À Dunkerque, ce sont les mères de famille avec une poussette qui ne peuvent plus prendre le bus à certaines heures, notamment en cas de pluie.
Enfin, dernier point mal anticipé par certaines collectivités qui mettent en place la gratuité, à Châteauroux notamment, on a assisté à une explosion de la fréquentation. Or l'offre de service n'avait pas été dimensionnée pour évoluer assez vite pour faire face à cette explosion. Au final, les collectivités se privent d'une recette, doivent augmenter les investissements afin d'accroître le cadencement, voire diversifier les lignes, alors qu'elles ont moins de moyens financiers pour ce faire.

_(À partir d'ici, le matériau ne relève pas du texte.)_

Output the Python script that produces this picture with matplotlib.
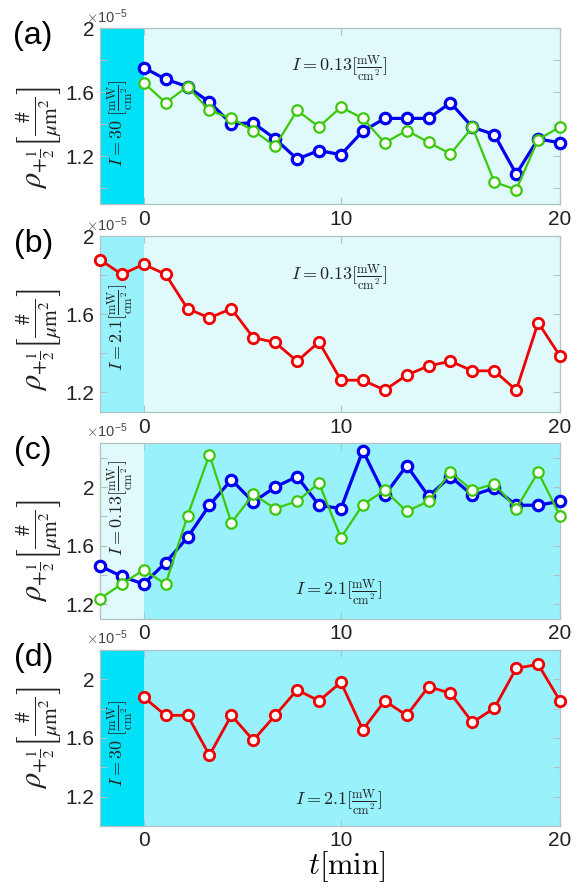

Châteauroux a réussi à faire évoluer son offre, notamment parce que le taux du versement transport n'était pas à son plafond, mais c'est un vrai défi pour ces collectivités.
En conclusion, la gratuité totale peut être une bonne idée. Dans le cas de Châteauroux, on a constaté un report modal assez intéressant de la voiture vers les transports en commun - mais Châteauroux partait d'un système de transport très faible et l'a beaucoup amélioré. Il se situe aujourd'hui dans la moyenne des autres réseaux. La gratuité totale peut donc constituer une bonne idée, mais doit être étudiée au cas par cas.
On est sûr que c'est une fausse bonne idée dans toutes les villes où les réseaux sont bien installés, en synergie avec d'autres modes de transport. C'est encore plus une aberration dans les villes où le réseau est saturé. C'est aussi une mauvaise idée dans les villes où la part modale de la voiture est déjà faible ou décroissante, grâce aux politiques qui ont été mises en place. Dans ce cas, la gratuité n'apporte rien de plus.
J'ai récemment demandé à un technicien de Nantes si la gratuité constituait un sujet pour la ville. Il m'a répondu qu'il n'avait jamais entendu quelqu'un se plaindre du prix des transports, mais plutôt de la mauvaise desserte, de la lenteur des déplacements, de l'inconfort. Le coût, notamment dans les villes où le réseau de transport est dense et fonctionnel, n'est pas un facteur limitant. Jouer sur celui-ci ne va donc pas transformer l'usage des transports en commun.
On parle beaucoup de la gratuité. Ce qui m'interpelle, c'est plutôt l'interurbain. Si on offre un service gratuit aux personnes desservies par le réseau de transport - ce qui ne concernera peut-être pas tous les administrés -, qu'en sera-t-il des habitants au-delà de la frontière administrative qui viennent sur l'agglomération ? La question de la gratuité questionne aussi la gouvernance du transport en interurbain, en inter-agglomération et l'égalité des administrés.
Je précise que la seule évaluation qui existe sur la gratuité totale est une étude de l'Ademe de 2007. Elle porte sur le cas de Châteauroux, mais recense un certain nombre de réseaux sur lesquels on trouve des tarifications au moins incitatives. Cette étude est en ligne. Je pourrais vous faire suivre le lien.